I've been using this recipe for a couple years with good results even though I always seem to treat later than I should. 

I'll be dribbling any swarms I get in the future a few days after they're hived, and if I do shaken splits with no brood I'll treat the workers before I put the queen in.

Knowing when to treat established hives is trickier. I don't yet have a handle on when nectar is plentiful here and when brood really slacks off, other than when the temps really start to dip which is right about now on the south coast of oregon. We do seem to get dearthy June/July for a few months but I'm not sure how that translates to brood... I have yet to get really rolling and none of the bees I've had seem to be able to put up sufficient stores in spring so I'm a bit baffled. We have plenty blackberry flower midsummer so I don't understand why there doesn't seem to be ample nectar in summer. Hmph.


----------



## Rusty Hills Farm (Mar 24, 2010)

I'm kinda scratching my head over your formula. Now, frankly, the whole gram/mL stuff is right over my head. Being TOTALLY old-fashioned, I still use oz. for my formulas. Mine is:
1.2 oz oxalic acid (I use Savogran Wood Bleach #10501)
16 oz warm distilled water
16 oz cane sugar

This makes 24 oz.--not 32--and that is what I am scratching my head over. How can yours make 60 grams when you are starting with 30 grams each of water and sugar? When I dissolve sugar into water it never comes out as double the amount. There is a scientific explanation for this, no doubt. I just don't know what it is. And I don't understand why you get double the amount but I don't.
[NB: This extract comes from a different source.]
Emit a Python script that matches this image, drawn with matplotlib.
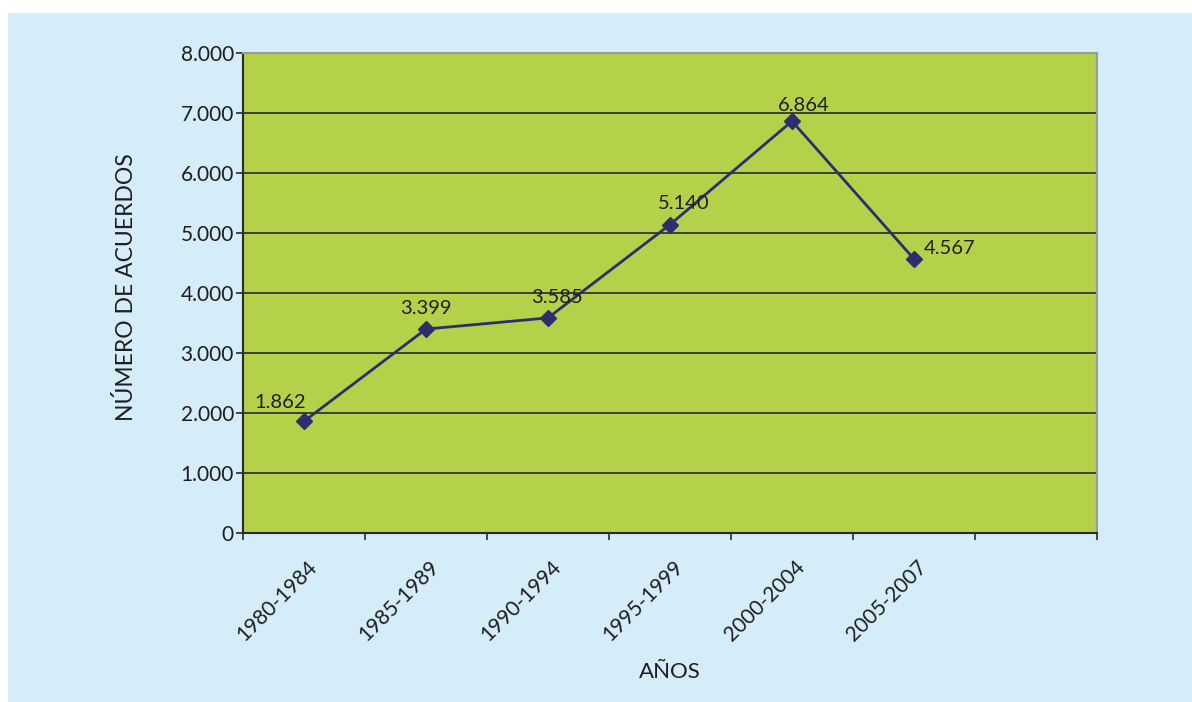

Can somebody explain it to this poor country boy?

:scratch:

Rusty


----------



## Apismellifera (Oct 12, 2014)

Apismellifera said:


> about 60 grams/ml of solution


Mucho approximato.

You are absolutely correct that 30 ml of sugar and 30 ml of water does not make 60 ml of solution. Since the std dosage is 50ml of solution per hive it probably comes out closer to that, sorry to be so imprecise.

28 grams to the oz, any pothead knows that. Bwahahahaha.

I only have one or two hives to treat at a time, so I have no interest in mixing up a whole boatload of the stuff.

Yes, the savrogan is what we have around here also.


----------



## Rusty Hills Farm (Mar 24, 2010)

> We have plenty blackberry flower midsummer so I don't understand why there doesn't seem to be ample nectar in summer. Hmph.


One possible explanation: rain or lack there of. You have to have the flowers but you also have to have enough moisture for the flowers to produce nectar. My big nectar source right around then is sumac. I get a huge flow--unles it gets dry and then there is no nectar even though the trees are loaded with blooms. 

HTH

(and I will never "get" the mL/gram vs oz. thingy. Never. I can't even picture it.)


----------



## Apismellifera (Oct 12, 2014)

Well, this is the south coast of oregon, hard to believe there's not enough moisture. This year was a bit drier, but the bees not putting up enough stores has been a constant.

I guess I just need a bunch more years at this. ;-)


----------



## Rusty Hills Farm (Mar 24, 2010)

Sometimes too much rain is as bad as not enough.


----------